Aż 63 proc. wszystkich bezrobotnych zarejestrowanych w Powiatowym Urzędzie Pracy w Świeciu stanowią kobiety. Nie jesteśmy tu wyjątkiem, bo podobna sytuacja panuje również w innych powiatach województwa kujawsko-pomorskiego, tyle że w niektórych z nich odsetek kobiet jest nieco mniejszy.
W październiku w PUP w Świeciu było zarejestrowanych 1979 bezrobotnych, z czego 1244 to kobiety (stopa bezrobocia jest zbliżona do średniej w województwie wynoszącej 7,2 proc.).
W porównaniu z wrześniem liczba pozostających bez pracy wzrosła o 54 osoby. To jednak mniej, niż w październiku 2021 r., kiedy stałego zatrudnienia nie miało 2015 mieszkańców powiatu świeckiego.

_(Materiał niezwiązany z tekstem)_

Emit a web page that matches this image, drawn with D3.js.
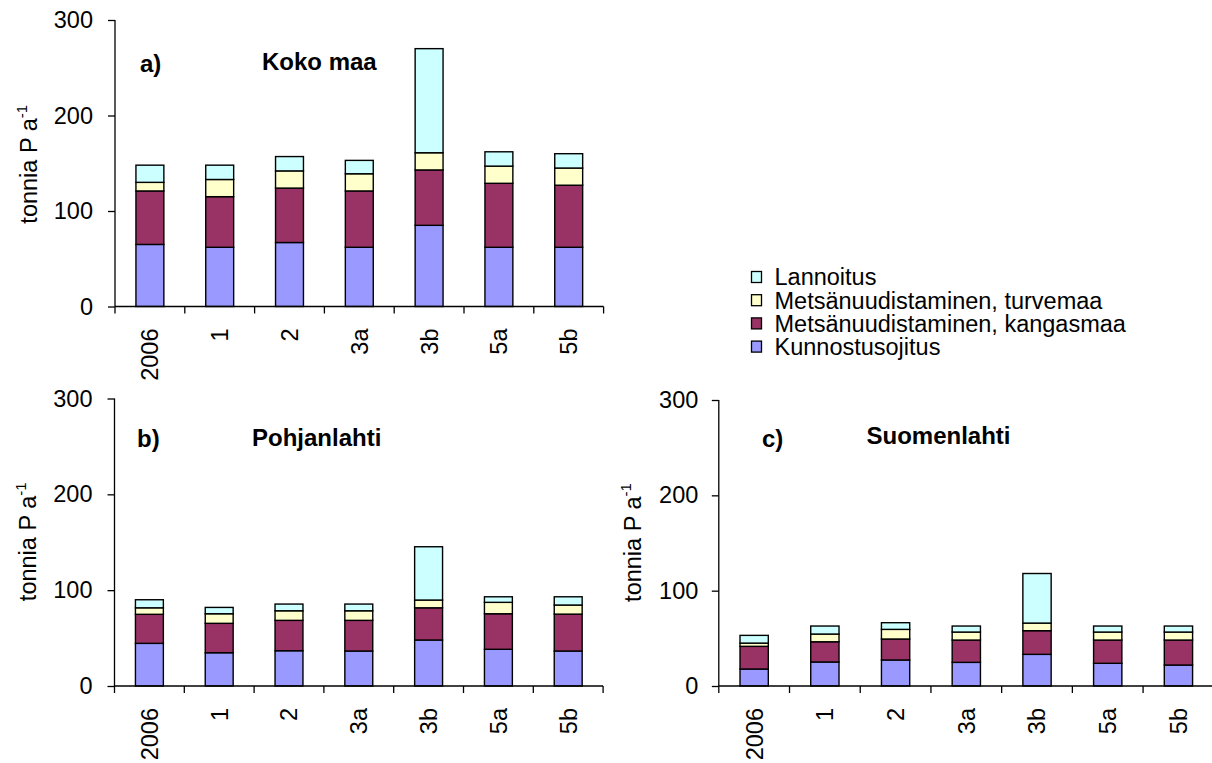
<!DOCTYPE html>
<html>
<head>
<meta charset="utf-8">
<script src="https://cdn.jsdelivr.net/npm/d3@7"></script>
<style>
  html, body { margin: 0; padding: 0; background: #fff; overflow: hidden; }
  svg { display: block; }
  text { font-family: "Liberation Sans", Arial, sans-serif; fill: #000; }
</style>
</head>
<body>
<svg id="chart" width="1212" height="763"></svg>
<script>
// ---- data ----
const categories = ["2006", "1", "2", "3a", "3b", "5a", "5b"];
const seriesNames = ["Kunnostusojitus", "Metsänuudistaminen, kangasmaa", "Metsänuudistaminen, turvemaa", "Lannoitus"];
const seriesColors = ["#9999FF", "#993366", "#FFFFCC", "#CCFFFF"];
const yTicks = [0, 100, 200, 300];

// a) Koko maa
const kokoKunnostus = [65, 62, 67, 62, 85, 62, 62];
const kokoKangas    = [56, 53, 57, 59, 58, 67, 65];
const kokoTurve     = [9, 18, 18, 18, 18, 18, 18];
const kokoLannoitus = [18, 15, 15, 14, 109, 15, 15];

// b) Pohjanlahti
const pohjKunnostus = [44.5, 34.7, 36.8, 36.5, 48, 38.3, 36.5];
const pohjKangas    = [30.3, 30.7, 31.7, 32, 33.6, 37.1, 38.5];
const pohjTurve     = [6.8, 10, 10, 10, 8.1, 11.9, 9.5];
const pohjLannoitus = [8.4, 6.6, 7, 7, 55.6, 5.8, 8.6];

// c) Suomenlahti
const suomKunnostus = [17.8, 25.2, 27.3, 24.8, 33.2, 23.8, 22];
const suomKangas    = [23.8, 21.2, 22, 23.4, 24.8, 24.4, 26.2];
const suomTurve     = [3.4, 8.1, 10.1, 8.4, 8, 8.4, 8.4];
const suomLannoitus = [8.1, 8.4, 7, 6.3, 52, 6.3, 6.3];

// ---- layout ----
const panels = [
  { letter: "a)", title: "Koko maa", series: [kokoKunnostus, kokoKangas, kokoTurve, kokoLannoitus],
    x0: 115, width: 488.6, top: 20, bottom: 306.5,
    letterX: 140, letterY: 71.5, titleX: 262, titleY: 69.5,
    yLabelX: 37, tickGap: 22 },
  { letter: "b)", title: "Pohjanlahti", series: [pohjKunnostus, pohjKangas, pohjTurve, pohjLannoitus],
    x0: 114.5, width: 488.6, top: 398.5, bottom: 686,
    letterX: 137, letterY: 446.5, titleX: 252, titleY: 446,
    yLabelX: 36, tickGap: 22 },
  { letter: "c)", title: "Suomenlahti", series: [suomKunnostus, suomKangas, suomTurve, suomLannoitus],
    x0: 718.8, width: 495, top: 400, bottom: 686,
    letterX: 762, letterY: 446.5, titleX: 866.5, titleY: 443.5,
    yLabelX: 641, tickGap: 20.5 }
];

const svg = d3.select("#chart");
const FS = 23.5;

panels.forEach(p => {
  const g = svg.append("g");
  const x = d3.scaleBand().domain(categories).range([p.x0, p.x0 + p.width])
    .paddingInner(0.6).paddingOuter(0.3);
  const y = d3.scaleLinear().domain([0, 300]).range([p.bottom, p.top]);
  const step = x.step();

  // stacked data
  const rows = categories.map((c, i) => {
    const r = { cat: c };
    seriesNames.forEach((s, k) => r[s] = p.series[k][i]);
    return r;
  });
  const stacked = d3.stack().keys(seriesNames)(rows);

  stacked.forEach((layer, k) => {
    g.append("g").selectAll("rect").data(layer).join("rect")
      .attr("x", d => x(d.data.cat))
      .attr("width", x.bandwidth())
      .attr("y", d => y(d[1]))
      .attr("height", d => y(d[0]) - y(d[1]))
      .attr("fill", seriesColors[k])
      .attr("stroke", "#000")
      .attr("stroke-width", 1.4);
  });

  // y axis
  const yAxis = g.append("g").attr("transform", `translate(${p.x0},0)`)
    .call(d3.axisLeft(y).tickValues(yTicks).tickSize(7).tickPadding(p.tickGap - 7).tickFormat(d3.format("d")));
  yAxis.select(".domain").attr("stroke", "#000").attr("stroke-width", 1.3).attr("d", `M0,${p.top}V${p.bottom}`);
  yAxis.selectAll(".tick line").attr("stroke", "#000").attr("stroke-width", 1.3);
  yAxis.selectAll(".tick text").attr("font-size", FS).attr("font-family", "Liberation Sans, Arial, sans-serif").attr("fill", "#000");

  // x axis line
  g.append("line").attr("x1", p.x0).attr("x2", p.x0 + p.width)
    .attr("y1", p.bottom).attr("y2", p.bottom).attr("stroke", "#000").attr("stroke-width", 1.3);
  // x ticks at category boundaries
  const boundaries = categories.map(c => x(c) - (step - x.bandwidth()) / 2);
  boundaries.push(p.x0 + p.width);
  g.append("g").selectAll("line").data(boundaries).join("line")
    .attr("x1", d => d).attr("x2", d => d)
    .attr("y1", p.bottom).attr("y2", p.bottom + 7)
    .attr("stroke", "#000").attr("stroke-width", 1.3);
  // x labels
  g.append("g").selectAll("text").data(categories).join("text")
    .attr("transform", c => `translate(${x(c) + x.bandwidth() / 2},${p.bottom + 22}) rotate(-90)`)
    .attr("text-anchor", "end")
    .attr("dy", "0.36em")
    .attr("font-size", FS)
    .text(c => c);

  // y label
  const yl = g.append("text")
    .attr("transform", `translate(${p.yLabelX},${(p.top + p.bottom) / 2 + (p === panels[0] ? 1 : -0.5)}) rotate(-90)`)
    .attr("text-anchor", "middle")
    .attr("font-size", FS);
  yl.append("tspan").text("tonnia P a");
  yl.append("tspan").attr("font-size", 15).attr("dy", -10).text("-1");

  // panel letter and title
  g.append("text").attr("x", p.letterX).attr("y", p.letterY)
    .attr("font-size", 24).attr("font-weight", "bold").text(p.letter);
  g.append("text").attr("x", p.titleX).attr("y", p.titleY)
    .attr("font-size", 24).attr("font-weight", "bold").text(p.title);
});

// legend (top series first)
const legendItems = seriesNames.map((s, k) => ({ name: s, color: seriesColors[k] })).reverse();
const lg = svg.append("g").attr("transform", "translate(751.5,277)");
const lgRow = lg.selectAll("g").data(legendItems).join("g")
  .attr("transform", (d, i) => `translate(0,${i * 23.2})`);
lgRow.append("rect").attr("x", 0).attr("y", -5.5).attr("width", 10).attr("height", 11)
  .attr("fill", d => d.color).attr("stroke", "#000").attr("stroke-width", 1.3);
lgRow.append("text").attr("x", 23).attr("y", 0).attr("dy", "0.36em")
  .attr("font-size", FS).text(d => d.name);
</script>
</body>
</html>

We wrześniu prawo do zasiłku przysługiwało jedynie 225 kobietom i mężczyznom. W tym samym miesiącu 335 bezrobotnych stanowiły osoby młode, do 25 roku życia, a 926 długotrwale bezrobotne.
To, co może martwić, jeśli ten trend utrzyma się w kolejnych miesiącach, to malejąca liczba wolnych miejsc pracy i aktywizacji zawodowej zgłoszona do PUP przez pracodawców.
W październiku tego roku odnotowano ich tylko 86, podczas gdy miesiąc wcześniej 109, a w październiku 2021 r. wpłynęło aż 161 ofert. Nie jest to tylko specyfika powiatu świeckiego.
- W październiku 2022 r. zgłoszono do powiatowych urzędów pracy w województwie kujawsko-pomorskim o 19 proc. mniej wolnych miejsc pracy i miejsc aktywizacji zawodowej niż w poprzednim miesiącu i o 22,2 proc. mniej niż w październiku 2021 r. – informuje Wojewódzki Urząd Pracy w Toruniu.
Może to być pierwszy sygnał, że wskutek pogarszającej się sytuacji gospodarczej, wywołanej inflacją, postępującą stagnacją w budownictwie mieszkaniowym, drogimi paliwami i energią oraz zakłóceniem łańcucha dostaw z powodu wojny na Ukrainie i sankcji nałożonych na Rosję, firmy nie myślą w tej chwili o zwiększaniu zatrudnienia.
Potwierdzają to szefowie firm budowlanych, gastronomicznych i usługowych, z którymi rozmawiał portal Extra Świecie.
- Borykając się z coraz większymi obciążeniami, wielu z nas głowi się przede wszystkim, jak przetrwać ten trudny okres, a nie o rozwoju i przyjmowaniu nowych pracowników. Budowlanka jeszcze jakoś sobie radzi, ale wszyscy boją się tego, że to już ostatnie miesiące koniunktury i wiosną trzeba będzie mocno zacisnąć pasa - mówią przedsiębiorcy z powiatu świeckiego.